By Jan Harvey
LONDON (Reuters) - Gold steadied on Friday pending U.S. non-farm payrolls data but remained on track to slide nearly 5 percent this week after a jump in the dollar to 2-1/2 month highs pushed the metal through key chart levels.
A crash in the pound sent gold priced in sterling to a three-month high.
Spot gold was at $1,254.96 an ounce at 0930 GMT, little changed from $1,254.22 late on Thursday, while U.S. gold futures for December delivery were up $4.40 an ounce at $1,257.40. Gold has fallen for the last eight sessions in a row.
The dollar index has posted its biggest weekly rise since November this week after upbeat U.S. jobs and manufacturing data reinforced expectations the Federal Reserve would lift interest rates this year.
That pressured gold, and its downward move accelerated as it slipped through $1,300 an ounce, which has underpinned prices since Britain's vote to leave the European Union in June.
"The stabilisation we see now is because players don't want to push it further ahead of the U.S. employment report," Georgette Boele, an analyst at ABN Amro, told the Reuters Global Gold Forum. "If it comes in strong and Fed speakers are hawkish the move will be restarted."

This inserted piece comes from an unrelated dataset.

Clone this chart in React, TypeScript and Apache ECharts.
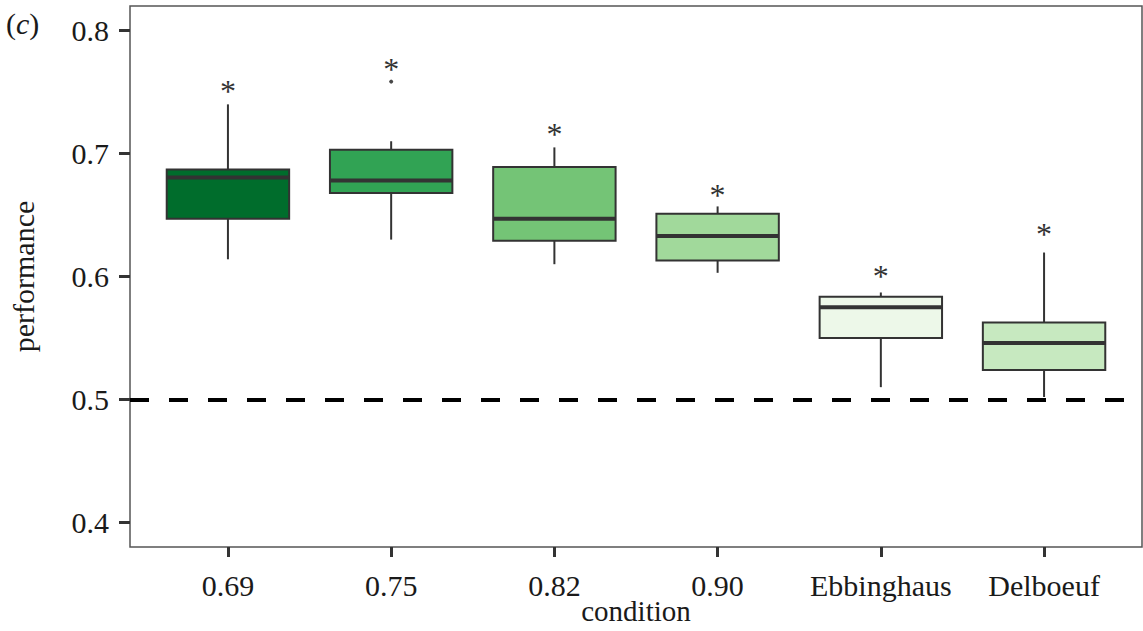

Gold is highly sensitive to rising U.S. interest rates, which increase the opportunity cost of holding non-yielding bullion, while boosting the dollar, in which it is priced.
Traders are awaiting non-farm payrolls data for September at 1230 GMT for clues on the next direction of trade. The data is considered a litmus test of the strength of the U.S. economy.
The employment report is expected to show payrolls rose by 175,000 jobs last month, according to economists polled by Reuters. A strong report would increase bets that the U.S. central bank is gearing up to raise interest rates in December.
"Any number above 190,000 will likely be bearish for gold as it should send the dollar up and almost certainly usher in a year-end rate hike," INTL FCStone said in a note.
Outperforming spot, sterling-denominated gold was at 1,012.98 pounds an ounce, up 1.9 percent, having earlier peaked at 1,059.06 pounds an ounce, its highest since mid July.
The pound plunged to a 31-year low in a matter of minutes overnight in what traders said was a "flash crash" driven by computer-initiated sell orders, against a backdrop of growing anxiety that Britain will undergo a "hard" exit from the European Union.
Silver was up 0.2 percent at $17.31 an ounce. It is down nearly 10 percent this week, its biggest weekly drop since April 2013. Platinum was down 0.1 percent at $962.24, while palladium was 0.2 percent higher at $668.90.